→ Stored data:
****************************************
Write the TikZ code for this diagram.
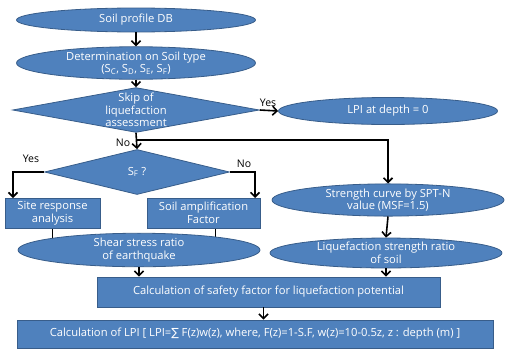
\documentclass[tikz,border=0pt]{standalone}
\usepackage{fontspec}
\setmainfont{Open Sans}
\newfontfamily\symfont{DejaVu Sans}
\usetikzlibrary{shapes.geometric,arrows.meta,backgrounds,calc}
\definecolor{boxblue}{HTML}{4F81BD}
\definecolor{edgeblue}{HTML}{385D8A}
\begin{document}
\begin{tikzpicture}[x=1pt,y=-1pt,
  base/.style={fill=boxblue,draw=edgeblue,line width=0.8pt,text=white,font=\fontsize{11.2}{12.5}\selectfont,align=center,inner sep=0pt},
  oval/.style={base,ellipse},
  rbox/.style={base,rectangle},
  dia/.style={base,diamond,aspect=1},
  arr/.style={line width=1.6pt,-{Straight Barb[length=4.5pt,width=9pt,line width=1.6pt]}},
  ln/.style={line width=1.6pt},
  lbl/.style={font=\fontsize{10.5}{12}\selectfont,text=black,inner sep=1pt}]
\useasboundingbox (0,0) rectangle (505,351);
\node[oval,minimum width=239pt,minimum height=24pt] (db) at (136,20) {Soil profile DB};
\node[oval,minimum width=239pt,minimum height=30pt] (soil) at (136,63) {Determination on Soil type\\(S\textsubscript{C}, S\textsubscript{D}, S\textsubscript{E}, S\textsubscript{F})};
\node[dia,minimum width=230pt,minimum height=42pt,shape aspect=5.5] (skip) at (136,110) {Skip of\\liquefaction\\assessment};
\node[oval,minimum width=219pt,minimum height=27pt] (lpi) at (388,111) {LPI at depth = 0};
\node[dia,minimum width=185pt,minimum height=45pt,shape aspect=4.1] (sf) at (137,172) {S\textsubscript{F} ?};
\node[rbox,minimum width=95pt,minimum height=30pt] (site) at (52.5,213) {Site response\\analysis};
\node[rbox,minimum width=113pt,minimum height=30pt] (amp) at (203.5,213) {Soil amplification\\Factor};
\node[oval,minimum width=242pt,minimum height=26pt] (shear) at (139,250) {Shear stress ratio\\of earthquake};
\node[oval,minimum width=232pt,minimum height=25pt] (str) at (388,200) {Strength curve by SPT-N\\value (MSF=1.5)};
\node[oval,minimum width=232pt,minimum height=27pt] (liq) at (386,253) {Liquefaction strength ratio\\of soil};
\node[rbox,minimum width=343pt,minimum height=30pt] (calc) at (268.5,292) {Calculation of safety factor for liquefaction potential};
\node[rbox,minimum width=476pt,minimum height=28pt] (final) at (255,334) {Calculation of LPI [ LPI={\symfont ∑} F(z)w(z), where, F(z)=1-S.F, w(z)=10-0.5z, z : depth (m) ]};
\coordinate (j) at (136,140);
\coordinate (yl) at (13,198);
\coordinate (nr) at (255,198);
\draw[arr] (db) -- (soil);
\draw[arr] (soil) -- (skip);
\draw[arr] (skip.east) -- (lpi.west) node[lbl,pos=0.45,above=2pt] {Yes};
\draw[arr] (skip.south) -- (sf.north);
\node[lbl] at (123,143) {No};
\draw[arr] (j) -| (str.north);
\draw[arr] (sf.west) -| (yl);
\node[lbl] at (31,159) {Yes};
\draw[arr] (sf.east) -| (nr);
\node[lbl] at (244,164) {No};
\begin{scope}[on background layer]
\draw[ln] (site.south) -- (site.south |- shear.center);
\draw[ln] ($(amp.south)+(12,0)$) -- ($(amp.south |- shear.center)+(12,0)$);
\end{scope}
\draw[arr] (str.south) -- (liq.north);
\draw[arr] (shear.south) -- (shear.south |- calc.north);
\draw[arr] (liq.south) -- (liq.south |- calc.north);
\draw[arr] ($(calc.south)+(-5,0)$) -- ($(calc.south |- final.north)+(-5,0)$);
\end{tikzpicture}
\end{document}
****************************************
→ What to work on: Omitting all images, print the listing exactly.

→ Task output:
Write the TikZ code for this diagram.
\documentclass[tikz,border=0pt]{standalone}
\usepackage{fontspec}
\setmainfont{Open Sans}
\newfontfamily\symfont{DejaVu Sans}
\usetikzlibrary{shapes.geometric,arrows.meta,backgrounds,calc}
\definecolor{boxblue}{HTML}{4F81BD}
\definecolor{edgeblue}{HTML}{385D8A}
\begin{document}
\begin{tikzpicture}[x=1pt,y=-1pt,
  base/.style={fill=boxblue,draw=edgeblue,line width=0.8pt,text=white,font=\fontsize{11.2}{12.5}\selectfont,align=center,inner sep=0pt},
  oval/.style={base,ellipse},
  rbox/.style={base,rectangle},
  dia/.style={base,diamond,aspect=1},
  arr/.style={line width=1.6pt,-{Straight Barb[length=4.5pt,width=9pt,line width=1.6pt]}},
  ln/.style={line width=1.6pt},
  lbl/.style={font=\fontsize{10.5}{12}\selectfont,text=black,inner sep=1pt}]
\useasboundingbox (0,0) rectangle (505,351);
\node[oval,minimum width=239pt,minimum height=24pt] (db) at (136,20) {Soil profile DB};
\node[oval,minimum width=239pt,minimum height=30pt] (soil) at (136,63) {Determination on Soil type\\(S\textsubscript{C}, S\textsubscript{D}, S\textsubscript{E}, S\textsubscript{F})};
\node[dia,minimum width=230pt,minimum height=42pt,shape aspect=5.5] (skip) at (136,110) {Skip of\\liquefaction\\assessment};
\node[oval,minimum width=219pt,minimum height=27pt] (lpi) at (388,111) {LPI at depth = 0};
\node[dia,minimum width=185pt,minimum height=45pt,shape aspect=4.1] (sf) at (137,172) {S\textsubscript{F} ?};
\node[rbox,minimum width=95pt,minimum height=30pt] (site) at (52.5,213) {Site response\\analysis};
\node[rbox,minimum width=113pt,minimum height=30pt] (amp) at (203.5,213) {Soil amplification\\Factor};
\node[oval,minimum width=242pt,minimum height=26pt] (shear) at (139,250) {Shear stress ratio\\of earthquake};
\node[oval,minimum width=232pt,minimum height=25pt] (str) at (388,200) {Strength curve by SPT-N\\value (MSF=1.5)};
\node[oval,minimum width=232pt,minimum height=27pt] (liq) at (386,253) {Liquefaction strength ratio\\of soil};
\node[rbox,minimum width=343pt,minimum height=30pt] (calc) at (268.5,292) {Calculation of safety factor for liquefaction potential};
\node[rbox,minimum width=476pt,minimum height=28pt] (final) at (255,334) {Calculation of LPI [ LPI={\symfont ∑} F(z)w(z), where, F(z)=1-S.F, w(z)=10-0.5z, z : depth (m) ]};
\coordinate (j) at (136,140);
\coordinate (yl) at (13,198);
\coordinate (nr) at (255,198);
\draw[arr] (db) -- (soil);
\draw[arr] (soil) -- (skip);
\draw[arr] (skip.east) -- (lpi.west) node[lbl,pos=0.45,above=2pt] {Yes};
\draw[arr] (skip.south) -- (sf.north);
\node[lbl] at (123,143) {No};
\draw[arr] (j) -| (str.north);
\draw[arr] (sf.west) -| (yl);
\node[lbl] at (31,159) {Yes};
\draw[arr] (sf.east) -| (nr);
\node[lbl] at (244,164) {No};
\begin{scope}[on background layer]
\draw[ln] (site.south) -- (site.south |- shear.center);
\draw[ln] ($(amp.south)+(12,0)$) -- ($(amp.south |- shear.center)+(12,0)$);
\end{scope}
\draw[arr] (str.south) -- (liq.north);
\draw[arr] (shear.south) -- (shear.south |- calc.north);
\draw[arr] (liq.south) -- (liq.south |- calc.north);
\draw[arr] ($(calc.south)+(-5,0)$) -- ($(calc.south |- final.north)+(-5,0)$);
\end{tikzpicture}
\end{document}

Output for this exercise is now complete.